** Start Material for the task **
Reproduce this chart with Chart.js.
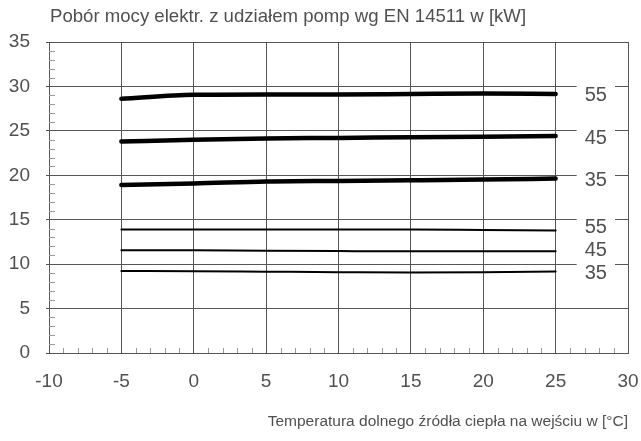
** End Material for the task **
** Start Material for the task **
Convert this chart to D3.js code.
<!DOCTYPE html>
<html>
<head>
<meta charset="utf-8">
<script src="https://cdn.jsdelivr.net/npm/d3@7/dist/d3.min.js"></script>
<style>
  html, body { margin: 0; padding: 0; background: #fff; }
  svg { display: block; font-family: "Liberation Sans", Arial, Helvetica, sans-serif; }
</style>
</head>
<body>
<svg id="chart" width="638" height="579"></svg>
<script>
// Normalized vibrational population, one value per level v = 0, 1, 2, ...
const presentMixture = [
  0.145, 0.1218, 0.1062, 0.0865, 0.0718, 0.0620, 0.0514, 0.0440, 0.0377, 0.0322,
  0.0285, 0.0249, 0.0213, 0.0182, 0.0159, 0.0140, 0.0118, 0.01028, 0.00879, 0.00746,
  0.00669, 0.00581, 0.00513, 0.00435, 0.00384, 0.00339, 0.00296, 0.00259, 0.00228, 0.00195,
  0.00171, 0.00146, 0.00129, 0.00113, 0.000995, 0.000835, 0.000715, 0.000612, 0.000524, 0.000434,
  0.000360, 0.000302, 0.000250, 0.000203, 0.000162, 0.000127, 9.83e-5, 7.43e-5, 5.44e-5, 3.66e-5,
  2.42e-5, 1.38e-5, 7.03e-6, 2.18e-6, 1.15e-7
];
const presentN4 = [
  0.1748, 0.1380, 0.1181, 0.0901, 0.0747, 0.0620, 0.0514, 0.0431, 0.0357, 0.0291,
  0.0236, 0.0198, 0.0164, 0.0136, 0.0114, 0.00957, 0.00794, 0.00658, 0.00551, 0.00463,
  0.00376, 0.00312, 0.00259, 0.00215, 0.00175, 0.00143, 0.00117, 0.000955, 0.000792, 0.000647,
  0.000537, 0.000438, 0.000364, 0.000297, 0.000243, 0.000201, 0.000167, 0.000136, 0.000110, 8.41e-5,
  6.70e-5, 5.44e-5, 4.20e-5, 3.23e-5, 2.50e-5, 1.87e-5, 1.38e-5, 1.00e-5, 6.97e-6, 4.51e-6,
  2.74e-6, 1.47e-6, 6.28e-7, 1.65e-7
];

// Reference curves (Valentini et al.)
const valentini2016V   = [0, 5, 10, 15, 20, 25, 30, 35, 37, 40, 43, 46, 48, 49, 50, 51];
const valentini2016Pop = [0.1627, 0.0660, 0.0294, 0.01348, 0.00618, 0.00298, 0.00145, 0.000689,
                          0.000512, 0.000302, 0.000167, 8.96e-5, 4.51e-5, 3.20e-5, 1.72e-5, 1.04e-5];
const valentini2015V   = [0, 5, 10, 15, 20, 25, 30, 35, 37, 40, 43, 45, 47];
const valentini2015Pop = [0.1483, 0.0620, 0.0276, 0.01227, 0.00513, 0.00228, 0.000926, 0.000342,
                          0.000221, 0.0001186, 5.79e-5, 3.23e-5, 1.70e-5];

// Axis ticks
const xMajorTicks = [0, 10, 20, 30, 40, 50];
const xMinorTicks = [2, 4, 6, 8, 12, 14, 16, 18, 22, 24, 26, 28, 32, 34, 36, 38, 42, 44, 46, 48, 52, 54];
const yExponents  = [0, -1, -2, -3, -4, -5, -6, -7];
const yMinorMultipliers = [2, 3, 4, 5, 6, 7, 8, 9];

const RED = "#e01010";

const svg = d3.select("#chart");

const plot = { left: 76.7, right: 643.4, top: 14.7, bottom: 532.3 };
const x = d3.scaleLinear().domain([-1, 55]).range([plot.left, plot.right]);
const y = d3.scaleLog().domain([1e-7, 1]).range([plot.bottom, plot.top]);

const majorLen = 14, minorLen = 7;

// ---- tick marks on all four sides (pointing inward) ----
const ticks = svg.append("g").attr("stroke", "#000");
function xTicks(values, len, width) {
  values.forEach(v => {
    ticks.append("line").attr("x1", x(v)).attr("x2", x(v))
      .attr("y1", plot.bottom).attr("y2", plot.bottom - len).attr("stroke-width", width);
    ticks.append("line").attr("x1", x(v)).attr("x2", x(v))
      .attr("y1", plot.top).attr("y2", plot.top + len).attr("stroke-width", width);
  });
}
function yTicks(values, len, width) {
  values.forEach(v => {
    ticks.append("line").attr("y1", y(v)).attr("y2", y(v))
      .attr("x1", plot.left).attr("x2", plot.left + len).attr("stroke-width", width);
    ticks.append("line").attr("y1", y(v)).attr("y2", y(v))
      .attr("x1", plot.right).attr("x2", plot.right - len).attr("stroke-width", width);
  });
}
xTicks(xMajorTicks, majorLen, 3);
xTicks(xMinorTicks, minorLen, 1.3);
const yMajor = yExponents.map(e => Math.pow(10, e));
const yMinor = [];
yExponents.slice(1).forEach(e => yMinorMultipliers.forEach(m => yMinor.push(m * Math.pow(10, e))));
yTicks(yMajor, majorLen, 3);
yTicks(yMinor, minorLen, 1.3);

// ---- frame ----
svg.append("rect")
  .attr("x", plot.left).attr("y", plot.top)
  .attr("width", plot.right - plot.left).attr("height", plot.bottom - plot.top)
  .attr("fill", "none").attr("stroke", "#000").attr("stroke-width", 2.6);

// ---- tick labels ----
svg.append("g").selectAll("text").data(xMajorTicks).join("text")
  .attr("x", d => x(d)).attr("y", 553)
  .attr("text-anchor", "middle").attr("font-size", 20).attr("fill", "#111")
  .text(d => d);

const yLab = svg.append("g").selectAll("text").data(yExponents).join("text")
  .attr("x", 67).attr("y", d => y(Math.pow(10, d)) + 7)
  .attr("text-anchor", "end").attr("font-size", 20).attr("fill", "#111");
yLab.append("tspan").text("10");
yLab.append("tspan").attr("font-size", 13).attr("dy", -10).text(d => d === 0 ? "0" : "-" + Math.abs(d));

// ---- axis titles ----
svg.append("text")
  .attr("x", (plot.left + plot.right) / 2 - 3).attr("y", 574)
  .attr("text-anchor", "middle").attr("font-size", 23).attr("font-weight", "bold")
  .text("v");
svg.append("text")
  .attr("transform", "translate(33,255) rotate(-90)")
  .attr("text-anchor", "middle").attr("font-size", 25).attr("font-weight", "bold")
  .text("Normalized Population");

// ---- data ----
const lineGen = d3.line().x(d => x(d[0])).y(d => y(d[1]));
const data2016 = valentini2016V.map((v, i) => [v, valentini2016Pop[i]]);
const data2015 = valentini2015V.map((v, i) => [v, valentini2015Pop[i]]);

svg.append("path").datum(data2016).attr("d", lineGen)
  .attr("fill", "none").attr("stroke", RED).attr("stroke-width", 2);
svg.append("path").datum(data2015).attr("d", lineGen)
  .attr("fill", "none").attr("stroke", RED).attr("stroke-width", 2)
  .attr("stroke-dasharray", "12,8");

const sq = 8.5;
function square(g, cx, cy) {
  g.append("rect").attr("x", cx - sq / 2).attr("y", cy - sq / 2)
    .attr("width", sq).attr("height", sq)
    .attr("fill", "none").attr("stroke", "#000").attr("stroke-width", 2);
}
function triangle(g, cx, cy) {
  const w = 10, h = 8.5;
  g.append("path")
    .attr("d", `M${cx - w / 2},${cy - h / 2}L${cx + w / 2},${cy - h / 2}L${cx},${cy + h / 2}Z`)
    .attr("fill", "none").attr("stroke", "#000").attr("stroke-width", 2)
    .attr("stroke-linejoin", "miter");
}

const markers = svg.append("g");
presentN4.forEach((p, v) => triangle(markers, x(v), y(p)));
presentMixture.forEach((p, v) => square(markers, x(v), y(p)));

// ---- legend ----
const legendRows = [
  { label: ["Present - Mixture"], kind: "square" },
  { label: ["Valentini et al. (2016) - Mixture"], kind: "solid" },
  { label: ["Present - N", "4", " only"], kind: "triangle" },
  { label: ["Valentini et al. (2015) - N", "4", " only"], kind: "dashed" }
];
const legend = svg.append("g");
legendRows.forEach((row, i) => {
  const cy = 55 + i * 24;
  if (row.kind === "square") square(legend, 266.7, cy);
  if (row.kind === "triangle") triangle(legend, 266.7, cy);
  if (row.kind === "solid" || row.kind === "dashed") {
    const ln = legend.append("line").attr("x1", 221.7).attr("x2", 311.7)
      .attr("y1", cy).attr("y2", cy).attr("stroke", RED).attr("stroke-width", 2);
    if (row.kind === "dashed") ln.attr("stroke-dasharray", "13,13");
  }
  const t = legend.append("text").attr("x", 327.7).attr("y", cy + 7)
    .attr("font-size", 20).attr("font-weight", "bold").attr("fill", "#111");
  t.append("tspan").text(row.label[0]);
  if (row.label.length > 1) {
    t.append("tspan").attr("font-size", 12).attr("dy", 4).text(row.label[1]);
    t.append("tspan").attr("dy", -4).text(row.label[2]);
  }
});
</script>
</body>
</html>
** End Material for the task **
** Start Material for the task **
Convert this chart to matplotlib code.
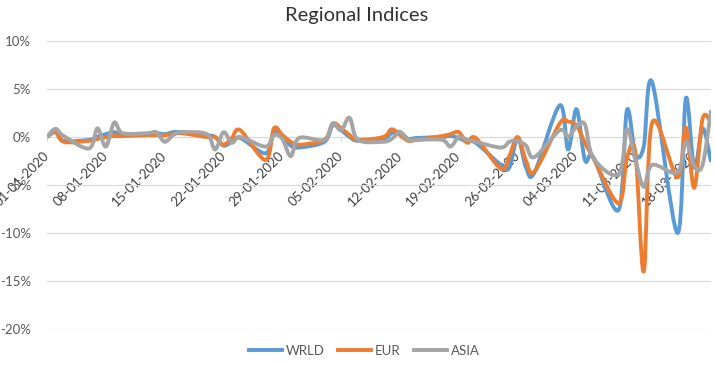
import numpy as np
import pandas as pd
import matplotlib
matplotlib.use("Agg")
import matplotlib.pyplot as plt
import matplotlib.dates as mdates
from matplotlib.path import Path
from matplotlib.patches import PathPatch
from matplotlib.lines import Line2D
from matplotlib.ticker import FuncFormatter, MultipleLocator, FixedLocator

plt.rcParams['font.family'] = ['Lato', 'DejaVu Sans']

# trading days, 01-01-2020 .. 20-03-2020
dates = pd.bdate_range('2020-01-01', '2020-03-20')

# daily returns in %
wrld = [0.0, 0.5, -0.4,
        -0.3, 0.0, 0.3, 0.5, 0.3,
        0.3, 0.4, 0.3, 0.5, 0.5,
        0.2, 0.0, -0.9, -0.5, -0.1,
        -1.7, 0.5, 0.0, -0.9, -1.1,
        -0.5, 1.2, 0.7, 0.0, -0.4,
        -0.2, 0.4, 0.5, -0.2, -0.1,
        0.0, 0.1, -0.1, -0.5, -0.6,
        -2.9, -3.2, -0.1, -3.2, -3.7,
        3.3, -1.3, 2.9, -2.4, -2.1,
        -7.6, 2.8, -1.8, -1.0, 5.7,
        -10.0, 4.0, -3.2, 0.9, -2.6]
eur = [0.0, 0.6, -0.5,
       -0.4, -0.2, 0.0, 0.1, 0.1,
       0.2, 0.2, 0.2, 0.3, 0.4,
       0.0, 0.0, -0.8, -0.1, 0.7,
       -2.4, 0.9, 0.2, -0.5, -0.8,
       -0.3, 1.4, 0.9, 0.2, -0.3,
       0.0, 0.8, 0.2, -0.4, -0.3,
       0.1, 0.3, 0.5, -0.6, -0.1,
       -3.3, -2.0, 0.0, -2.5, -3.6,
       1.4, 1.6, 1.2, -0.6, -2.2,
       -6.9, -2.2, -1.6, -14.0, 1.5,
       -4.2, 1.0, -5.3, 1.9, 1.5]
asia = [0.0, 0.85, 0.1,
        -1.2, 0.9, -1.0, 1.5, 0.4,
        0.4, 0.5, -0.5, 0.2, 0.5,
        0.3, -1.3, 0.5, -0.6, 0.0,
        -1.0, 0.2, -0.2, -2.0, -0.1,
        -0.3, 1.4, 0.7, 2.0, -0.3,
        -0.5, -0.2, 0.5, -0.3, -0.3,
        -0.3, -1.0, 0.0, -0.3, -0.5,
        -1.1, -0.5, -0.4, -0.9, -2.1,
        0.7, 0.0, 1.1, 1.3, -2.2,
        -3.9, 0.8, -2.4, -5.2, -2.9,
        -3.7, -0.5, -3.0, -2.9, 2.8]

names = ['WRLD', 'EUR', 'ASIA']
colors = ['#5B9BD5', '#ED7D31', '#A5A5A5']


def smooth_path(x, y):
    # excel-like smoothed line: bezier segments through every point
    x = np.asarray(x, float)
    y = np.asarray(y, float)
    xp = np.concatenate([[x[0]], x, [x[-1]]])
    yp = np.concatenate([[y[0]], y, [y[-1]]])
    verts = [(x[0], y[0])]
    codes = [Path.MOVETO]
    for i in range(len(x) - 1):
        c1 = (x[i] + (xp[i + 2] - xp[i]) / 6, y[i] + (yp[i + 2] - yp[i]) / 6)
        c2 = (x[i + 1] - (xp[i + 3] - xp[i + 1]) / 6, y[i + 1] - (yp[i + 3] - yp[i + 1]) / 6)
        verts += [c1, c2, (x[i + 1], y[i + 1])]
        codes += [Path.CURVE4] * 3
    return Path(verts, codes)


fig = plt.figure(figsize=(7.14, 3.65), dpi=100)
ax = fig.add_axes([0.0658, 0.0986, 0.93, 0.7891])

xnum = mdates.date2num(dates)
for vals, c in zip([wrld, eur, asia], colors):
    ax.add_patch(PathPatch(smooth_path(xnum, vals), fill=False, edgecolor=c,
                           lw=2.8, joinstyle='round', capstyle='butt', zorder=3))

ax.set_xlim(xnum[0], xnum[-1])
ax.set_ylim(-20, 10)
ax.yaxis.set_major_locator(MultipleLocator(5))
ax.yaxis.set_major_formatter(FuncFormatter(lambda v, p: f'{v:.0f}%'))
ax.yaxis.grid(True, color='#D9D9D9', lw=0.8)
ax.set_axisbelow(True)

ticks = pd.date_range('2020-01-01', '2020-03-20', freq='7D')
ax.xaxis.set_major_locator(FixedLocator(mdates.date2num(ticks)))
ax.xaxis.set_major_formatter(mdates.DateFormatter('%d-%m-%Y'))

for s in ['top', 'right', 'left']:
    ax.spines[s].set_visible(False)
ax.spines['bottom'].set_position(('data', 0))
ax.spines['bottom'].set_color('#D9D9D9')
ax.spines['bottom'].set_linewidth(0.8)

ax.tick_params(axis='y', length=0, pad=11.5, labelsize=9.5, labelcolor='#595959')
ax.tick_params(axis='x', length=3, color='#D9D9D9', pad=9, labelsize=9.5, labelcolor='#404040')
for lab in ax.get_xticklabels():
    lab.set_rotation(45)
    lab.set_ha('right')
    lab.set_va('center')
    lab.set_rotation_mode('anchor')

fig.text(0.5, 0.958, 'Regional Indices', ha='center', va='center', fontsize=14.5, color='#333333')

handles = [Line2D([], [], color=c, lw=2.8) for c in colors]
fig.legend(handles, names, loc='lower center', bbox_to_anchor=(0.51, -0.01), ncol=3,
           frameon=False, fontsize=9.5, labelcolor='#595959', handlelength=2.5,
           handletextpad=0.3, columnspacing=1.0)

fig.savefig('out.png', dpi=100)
** End Material for the task **
Exercise: Up in the listing, locate the line with "Convert this chart to matplotlib code."; print it and every line after it down to the line with "dates = pd.bdate_range('2020-01-01', '2020-03-20')", which is included too. Skip the pictures.

Result below:
Convert this chart to matplotlib code.
import numpy as np
import pandas as pd
import matplotlib
matplotlib.use("Agg")
import matplotlib.pyplot as plt
import matplotlib.dates as mdates
from matplotlib.path import Path
from matplotlib.patches import PathPatch
from matplotlib.lines import Line2D
from matplotlib.ticker import FuncFormatter, MultipleLocator, FixedLocator

plt.rcParams['font.family'] = ['Lato', 'DejaVu Sans']

# trading days, 01-01-2020 .. 20-03-2020
dates = pd.bdate_range('2020-01-01', '2020-03-20')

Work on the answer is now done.